私も本書に取り上げてある120作品の内の9割以上は実際に劇場で観て、8割ほどはDVDを持っています。
また、書き下ろしの「まえせつ-東映任侠映画の誕生からその後の展開と終息まで」は、コンパクトにまとめられていて分かりやすく、一つ思い違いをしていたことに気付かされました。

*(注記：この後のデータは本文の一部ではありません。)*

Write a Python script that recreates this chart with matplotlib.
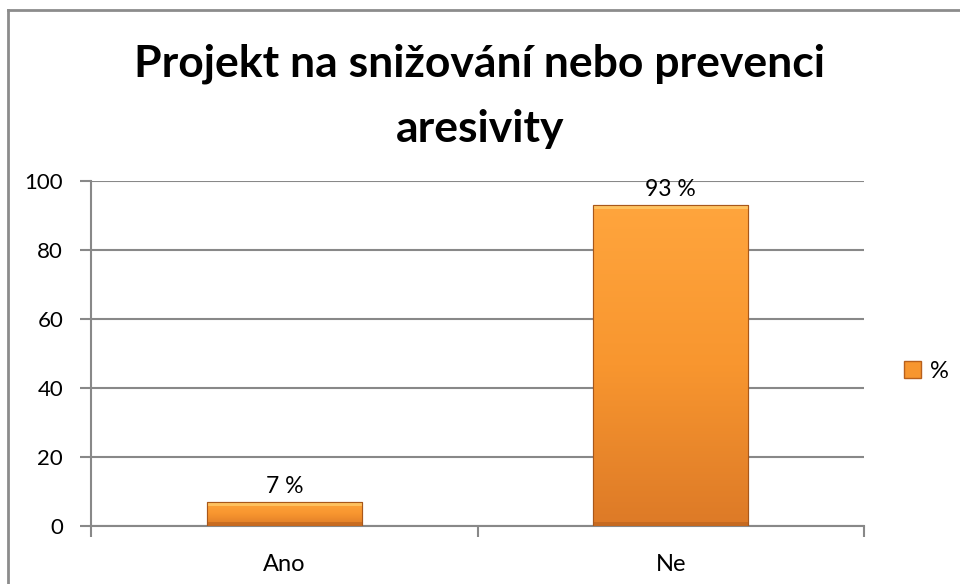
import numpy as np
import matplotlib
matplotlib.use("Agg")
import matplotlib.pyplot as plt
from matplotlib.lines import Line2D
from matplotlib.patches import Rectangle

# data
kategorie = ["Ano", "Ne"]
hodnoty = [7, 93]
popisky = ["7 %", "93 %"]
nazev = ["Projekt na snižování nebo prevenci", "aresivity"]
legenda = "%"

plt.rcParams['font.family'] = ['Lato', 'DejaVu Sans']

fig = plt.figure(figsize=(9.6, 5.84), dpi=100)
ax = fig.add_axes([91/960, 1 - 526/584, (864-91)/960, (526-181)/584])

x = np.arange(len(kategorie))
sirka = 0.40
sloupce = ax.bar(x, hodnoty, width=sirka, color="#F7962F", edgecolor="#B8601C",
                 linewidth=0.8, zorder=3, label=legenda)

# gradient v sloupcich
grad = np.linspace(0, 1, 256).reshape(-1, 1)
cmap = matplotlib.colors.LinearSegmentedColormap.from_list(
    "or", ["#FFA53D", "#F8962F", "#DD7A27"])
for s in sloupce:
    x0, w, h = s.get_x(), s.get_width(), s.get_height()
    im = ax.imshow(grad, extent=[x0, x0 + w, 0, h], aspect="auto",
                   cmap=cmap, origin="upper", zorder=3.5)
    im.set_clip_path(s)
    ax.add_patch(Rectangle((x0, h - 1.2), w, 1.2, color="#FFD070", alpha=0.7,
                           zorder=4, lw=0))
    ax.add_patch(Rectangle((x0, 0), w, 1.2, color="#B8601C", alpha=0.6,
                           zorder=4, lw=0))
    ax.add_patch(Rectangle((x0, 0), w, h, fill=False, edgecolor="#A8571A",
                           lw=0.8, zorder=5))

for xi, v, t in zip(x, hodnoty, popisky):
    ax.text(xi, v + 1.5, t, ha="center", va="bottom", fontsize=16.5, zorder=6)

ax.set_xlim(-0.5, len(kategorie) - 0.5)
ax.set_ylim(0, 100)
ax.set_yticks(range(0, 101, 20))
ax.set_xticks(np.arange(-0.5, len(kategorie), 1))
ax.set_xticklabels([])
ax.set_xticks(x, minor=True)
ax.set_xticklabels(kategorie, minor=True)
ax.tick_params(axis="x", which="minor", length=0, pad=20, labelsize=17)
ax.tick_params(axis="x", which="major", length=8, width=1.5, color="#888888",
               direction="out")
ax.tick_params(axis="y", length=8, width=1.5, color="#888888", pad=12,
               labelsize=16)
ax.yaxis.grid(True, color="#888888", linewidth=1.5, zorder=0)
ax.set_axisbelow(True)
for sp in ["top", "right"]:
    ax.spines[sp].set_visible(False)
for sp in ["left", "bottom"]:
    ax.spines[sp].set_color("#888888")
    ax.spines[sp].set_linewidth(1.5)

fig.text(0.5, 1 - 77/584, nazev[0], ha="center", va="baseline", fontsize=32,
         fontweight="bold")
fig.text(0.5, 1 - 142/584, nazev[1], ha="center", va="baseline", fontsize=32,
         fontweight="bold")

leg = fig.legend(handles=[Rectangle((0, 0), 1, 1, facecolor="#F7962F",
                                    edgecolor="#B8601C")],
                 labels=[legenda], loc="center left",
                 bbox_to_anchor=(904/960, 1 - 371/584), frameon=False,
                 fontsize=17, handlelength=0.7, handleheight=0.7,
                 handletextpad=0.4, borderpad=0, borderaxespad=0)

# okraj grafu
fig.add_artist(Line2D([8/960, 8/960], [0, 1 - 10/584], color="#8c8c8c", lw=2))
fig.add_artist(Line2D([8/960, 1], [1 - 10/584, 1 - 10/584], color="#8c8c8c", lw=2))

fig.savefig("out.png", dpi=100)
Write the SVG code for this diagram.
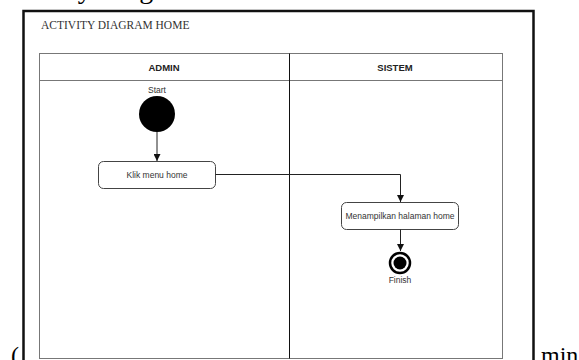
<svg xmlns="http://www.w3.org/2000/svg" width="579" height="360" viewBox="0 0 579 360">
  <style>
    .page { font-family: "Liberation Serif", "Times New Roman", serif; fill: #000; }
    .title { font-family: "Liberation Serif", "Times New Roman", serif; font-size: 11.5px; fill: #333; }
    .lane { font-family: "Liberation Sans", Arial, sans-serif; font-size: 9.5px; font-weight: bold; fill: #222; text-anchor: middle; }
    .lbl { font-family: "Liberation Sans", Arial, sans-serif; font-size: 8.5px; fill: #333; text-anchor: middle; }
    .act { fill: #fff; stroke: #444; stroke-width: 1; }
    .edge { fill: none; stroke: #222; stroke-width: 1; }
    .frame { fill: #fff; stroke: #111; stroke-width: 2.5; }
    .pool { fill: none; stroke: #777; stroke-width: 1; }
  </style>
  <defs>
    <marker id="arrow" viewBox="0 0 10 10" refX="10" refY="5" markerWidth="7" markerHeight="7" markerUnits="userSpaceOnUse" orient="auto">
      <path d="M0,0 L10,5 L0,10 z" fill="#111"/>
    </marker>
  </defs>
  <rect width="579" height="360" fill="#fff"/>
  <!-- page text around the pasted image -->
  <text class="page" x="0" y="-2" font-size="28">Activity Diagram</text>
  <text class="page" x="11" y="363" font-size="24">(</text>
  <text class="page" x="541" y="363" font-size="24">min</text>
  <!-- outer frame -->
  <rect class="frame" x="23.5" y="11" width="510" height="360"/>
  <text class="title" x="41" y="29">ACTIVITY DIAGRAM HOME</text>
  <!-- swimlanes -->
  <g id="swimlanes">
    <rect class="pool" x="39.5" y="53.5" width="463" height="305"/>
    <line class="pool" x1="39.5" y1="80.5" x2="502.5" y2="80.5"/>
    <line x1="289.5" y1="53.5" x2="289.5" y2="358.5" stroke="#111" stroke-width="1"/>
    <text class="lane" x="164" y="70.5">ADMIN</text>
    <text class="lane" x="395" y="70.5">SISTEM</text>
  </g>
  <g id="start">
    <text class="lbl" x="157" y="93">Start</text>
    <circle cx="157" cy="114" r="18" fill="#000"/>
  </g>
  <g id="klik">
    <rect class="act" x="98.5" y="161.5" width="117" height="27" rx="5"/>
    <text class="lbl" x="157" y="178" font-size="9">Klik menu home</text>
  </g>
  <g id="tampil">
    <rect class="act" x="341.5" y="202.5" width="117" height="27" rx="5"/>
    <text class="lbl" x="400" y="219" font-size="9.2">Menampilkan halaman home</text>
  </g>
  <g id="finish">
    <circle cx="400" cy="263" r="10" fill="#fff" stroke="#000" stroke-width="2.5"/>
    <circle cx="400" cy="263" r="6.5" fill="#000"/>
    <text class="lbl" x="400" y="283">Finish</text>
  </g>
  <g id="connectors">
    <line class="edge" x1="157" y1="132" x2="157" y2="161" marker-end="url(#arrow)"/>
    <polyline class="edge" points="215.5,174.5 400.5,174.5 400.5,202" marker-end="url(#arrow)"/>
    <line class="edge" x1="400.5" y1="229.5" x2="400.5" y2="251" marker-end="url(#arrow)"/>
  </g>
</svg>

中でも、映画およびマンガの評論家として活躍した同僚の権藤晋の論考を引用して、<わたしはここで新宿東映体験を自慢したいわけではない。ただマスコミや識者による事実の捏造が気になるのである。新宿東映のオールナイトにはせ参じたのは、周辺の工場で働くアンチャンか、飲食街で働くアンチャン、ネエチャンたちであった。彼らが、観客全体の9割を占めていたのだ。全共闘がいたのかどうかはしらない。が、それ以外の観客は1割にもみたなかったはずである。にもかかわらず、マスコミや識者は、「全共闘に支えられた任侠映画」と主張する。そのとき、9割を占めたアンチャンやネエチャンの存在は歯牙にもかけられない。>と批判しているのに対して、‟わたしはまったく同意する。「マスコミや識者」による当時の文化状況の把握は、皮相的なものでしかない。” と述べています。
東映任侠映画全盛時代、それらの作品を主に地方都市の劇場で観て、時代劇作品を踏襲したような善玉悪玉の闘いや、主人公が義理と人情を重んじて生きることなどを単純に楽しんできた私にとっては、少しショックなことでした。